Terminating an employee is rarely an easy decision. Even after the employer makes the decision, complications can arise. While the phrase "You're Re-Hired!" isn't said very often, as Ontario Crown corporation Hydro One discovered recently (and probably much to its dismay), it can, and occasionally does, happen.

In May 2015, an individual spectator at a Toronto FC game attracted national media attention for the obscene remarks he made on the air to a female journalist working the game. Many in social media castigated him. He was also identified as a Hydro One employee earning a six-figure salary. It had been a year since the Rob Ford debacle but the issue of whether an employee could, and should, be terminated for off-duty conduct was once again in the news.

As we cautioned at the time, the options available to his employer, and the employee's ultimate fate, largely depended on whether he was a unionized employee. The employee was quickly and publicly dismissed from his employment with Hydro One with a massive wave of public support. As it turns out, he was a member of the Society of Energy Professionals, IFPTE Local 160 and thus was subject to the terms of a collective agreement. As a union member, his dismissal was subject to the collective agreement. All potential remedies were under an arbitrator's control, including reinstatement.

On November 2, 2015 it was reported, as a result of the grievance of his dismissal, either under the order of an arbitrator or as part of a settlement between the parties, the employee had been reinstated.

For employers operating in a non-unionized workplace, the remedy of reinstatement may be surprising. This is not something which is typically available to non-unionized employees. However, all employers should be aware the BC Human Rights Tribunal has jurisdiction to order reinstatement it finds that the reason an employee was terminated, at least in part, arose from a protected ground under the Human Rights Code. Re-instatement by the Tribunal is rare because: (1) the employee who was discriminated against does not want to return as an employee; or (2) the state of the workplace is such that the Tribunal declines to exercise its discretion to make the order. There have been no cases in recent history where the Tribunal has made this order although it remains available.

Employers can learn a few lessons from the Hydro One case:

  1. Consider implementing and enforcing a code of conduct which clearly outlines expectations of employees while at work and while off duty. Employers do have some limited rights to regulate off-duty conduct.
  2. Communicate the consequences of failing to meet code of conduct expectations including expressly warning about termination for cause.
  3. Beware of and prepare for the remedy of reinstatement. There may be appropriate occasions for an employer to take a principled position and refuse to tolerate certain behaviour.
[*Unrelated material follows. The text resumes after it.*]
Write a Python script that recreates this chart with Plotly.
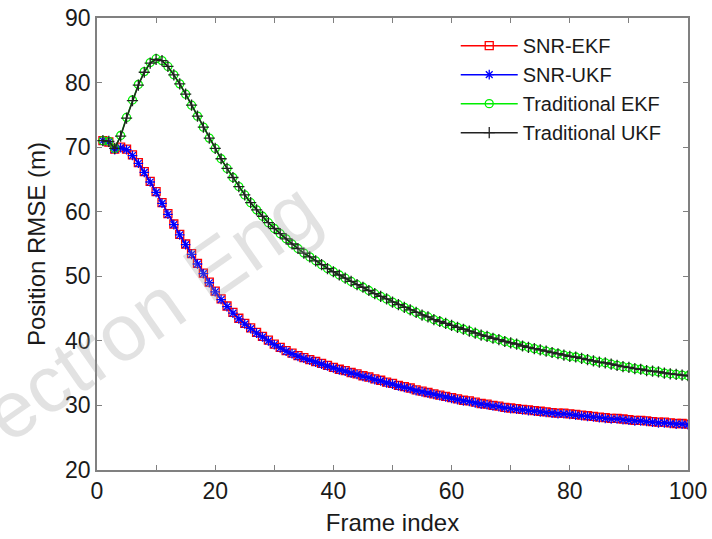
import plotly.graph_objects as go

frames = list(range(1, 101))

snr_ekf = [71.0, 70.8, 69.7, 70.0, 69.7, 68.8, 67.6, 66.2, 64.7, 63.1,
           61.4, 59.7, 58.1, 56.5, 55.0, 53.5, 52.0, 50.5, 49.1, 47.7,
           46.5, 45.4, 44.4, 43.5, 42.7, 42.0, 41.3, 40.7, 40.1, 39.5,
           39.0, 38.5, 38.1, 37.7, 37.4, 37.1, 36.8, 36.5, 36.2, 35.9,
           35.6, 35.4, 35.1, 34.9, 34.6, 34.4, 34.1, 33.9, 33.6, 33.4,
           33.1, 32.9, 32.7, 32.4, 32.2, 32.0, 31.8, 31.6, 31.4, 31.2,
           31.0, 30.8, 30.7, 30.5, 30.3, 30.2, 30.0, 29.9, 29.7, 29.6,
           29.5, 29.4, 29.3, 29.2, 29.1, 29.0, 28.9, 28.8, 28.8, 28.7,
           28.6, 28.5, 28.4, 28.3, 28.2, 28.1, 28.0, 28.0, 27.9, 27.8,
           27.7, 27.7, 27.6, 27.5, 27.4, 27.4, 27.3, 27.2, 27.2, 27.1]

snr_ukf = [71.0, 70.8, 69.6, 69.9, 69.6, 68.7, 67.5, 66.1, 64.6, 63.0,
           61.3, 59.6, 58.0, 56.4, 54.9, 53.4, 51.9, 50.4, 49.0, 47.6,
           46.4, 45.3, 44.3, 43.4, 42.6, 41.9, 41.2, 40.6, 40.0, 39.4,
           38.9, 38.4, 38.0, 37.6, 37.3, 37.0, 36.7, 36.4, 36.1, 35.8,
           35.5, 35.3, 35.0, 34.8, 34.5, 34.3, 34.0, 33.8, 33.5, 33.3,
           33.0, 32.8, 32.6, 32.3, 32.1, 31.9, 31.7, 31.5, 31.3, 31.1,
           30.9, 30.7, 30.6, 30.4, 30.2, 30.1, 29.9, 29.8, 29.6, 29.5,
           29.4, 29.3, 29.2, 29.1, 29.0, 28.9, 28.8, 28.7, 28.7, 28.6,
           28.5, 28.4, 28.3, 28.2, 28.1, 28.0, 27.9, 27.9, 27.8, 27.7,
           27.6, 27.6, 27.5, 27.4, 27.3, 27.3, 27.2, 27.1, 27.1, 27.0]

trad_ekf = [71.0, 70.9, 69.8, 71.8, 74.6, 77.3, 79.7, 81.7, 83.1, 83.7,
            83.4, 82.5, 81.2, 79.8, 78.2, 76.5, 74.8, 73.1, 71.4, 69.8,
            68.2, 66.7, 65.3, 63.9, 62.6, 61.4, 60.3, 59.3, 58.3, 57.4,
            56.6, 55.8, 55.0, 54.3, 53.6, 53.0, 52.4, 51.8, 51.2, 50.7,
            50.2, 49.7, 49.2, 48.7, 48.3, 47.8, 47.3, 46.9, 46.5, 46.0,
            45.6, 45.2, 44.8, 44.4, 44.0, 43.7, 43.3, 43.0, 42.7, 42.4,
            42.1, 41.8, 41.5, 41.2, 40.9, 40.7, 40.4, 40.2, 39.9, 39.7,
            39.5, 39.2, 39.0, 38.8, 38.6, 38.4, 38.2, 38.0, 37.8, 37.6,
            37.5, 37.3, 37.1, 36.9, 36.7, 36.6, 36.4, 36.2, 36.0, 35.9,
            35.7, 35.6, 35.4, 35.3, 35.2, 35.0, 34.9, 34.8, 34.7, 34.6]

trad_ukf = [71.0, 70.9, 69.8, 71.7, 74.5, 77.2, 79.6, 81.6, 83.0, 83.6,
            83.4, 82.5, 81.2, 79.8, 78.2, 76.5, 74.8, 73.1, 71.4, 69.8,
            68.2, 66.7, 65.3, 63.9, 62.6, 61.4, 60.3, 59.3, 58.3, 57.4,
            56.6, 55.8, 55.0, 54.3, 53.6, 53.0, 52.4, 51.8, 51.2, 50.7,
            50.2, 49.7, 49.2, 48.7, 48.3, 47.8, 47.3, 46.9, 46.5, 46.0,
            45.6, 45.2, 44.8, 44.4, 44.0, 43.7, 43.3, 43.0, 42.7, 42.4,
            42.1, 41.8, 41.5, 41.2, 40.9, 40.7, 40.4, 40.2, 39.9, 39.7,
            39.5, 39.2, 39.0, 38.8, 38.6, 38.4, 38.2, 38.0, 37.8, 37.6,
            37.5, 37.3, 37.1, 36.9, 36.7, 36.6, 36.4, 36.2, 36.0, 35.9,
            35.7, 35.6, 35.4, 35.3, 35.2, 35.0, 34.9, 34.8, 34.7, 34.6]

series_names = ["SNR-EKF", "SNR-UKF", "Traditional EKF", "Traditional UKF"]
x_tick_vals = list(range(0, 101, 10))
x_tick_text = ["0", "", "20", "", "40", "", "60", "", "80", "", "100"]
y_tick_vals = list(range(20, 91, 10))

FONT = "Arial, Liberation Sans, sans-serif"

styles = [
    dict(color="#ff0000", symbol="square-open"),
    dict(color="#0000ff", symbol="asterisk-open"),
    dict(color="#00ee00", symbol="circle-open"),
    dict(color="#222222", symbol="cross-thin-open"),
]

fig = go.Figure()
for name, ys, st in zip(series_names, [snr_ekf, snr_ukf, trad_ekf, trad_ukf], styles):
    fig.add_trace(go.Scatter(
        x=frames, y=ys, name=name, mode="lines+markers",
        line=dict(color=st["color"], width=1.5),
        marker=dict(symbol=st["symbol"], size=8, color=st["color"],
                    line=dict(color=st["color"], width=1.3)),
    ))

axis_common = dict(
    showline=True, linecolor="#808080", linewidth=1.5, mirror="allticks",
    ticks="inside", ticklen=5, tickcolor="#808080", tickwidth=1.2,
    showgrid=False, zeroline=False, automargin=False,
    tickfont=dict(family=FONT, size=23, color="#1a1a1a"),
)

fig.update_layout(
    width=712, height=539,
    margin=dict(l=97, r=24, t=18, b=69),
    paper_bgcolor="white", plot_bgcolor="white",
    xaxis=dict(range=[0, 100], tickmode="array", tickvals=x_tick_vals,
               ticktext=x_tick_text,
               title=dict(text="Frame index", font=dict(family=FONT, size=24, color="#1a1a1a"),
                          standoff=11),
               **axis_common),
    yaxis=dict(range=[20, 90], tickmode="array", tickvals=y_tick_vals,
               title=dict(text="Position RMSE (m)", font=dict(family=FONT, size=24, color="#1a1a1a"),
                          standoff=13),
               **axis_common),
    legend=dict(x=0.607, y=0.982, xanchor="left", yanchor="top",
                bgcolor="rgba(255,255,255,0)", borderwidth=0,
                font=dict(family=FONT, size=20, color="#1a1a1a"),
                itemwidth=57),
    showlegend=True,
    annotations=[dict(
        text="ectron Eng", xref="paper", yref="paper",
        x=0.092, y=0.35, xanchor="center", yanchor="middle",
        textangle=-35, showarrow=False,
        font=dict(family=FONT, size=80, color="rgba(150,150,150,0.28)"),
    )],
)

fig.write_html("out.html")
Termination with the prospect of re-instatement may be, in the employer's view, the best option available in a given situation.
  4. An employer can try to avoid litigation, a grievance (and the potential of re-instatement) by offering severance, and perhaps, additional consideration to persuade the employee to go away. An employer usually can choose to terminate an employee on a without cause basis for a non-discriminatory reason as long as it provides notice in accordance with the collective agreement, employment agreement or common law. Some collective agreements restrict this right, however, which may have been the case with Hydro One. In many circumstances, however, employers may find it repugnant to pay a wrongdoer.

Employers ought to take the long-view on these issues. Termination with notice, or pay in lieu, may not initially be the preferred option but in some circumstances, an employee's return to work may pose greater challenges in the long run.

The content of this article is intended to provide a general guide to the subject matter. Specialist advice should be sought about your specific circumstances.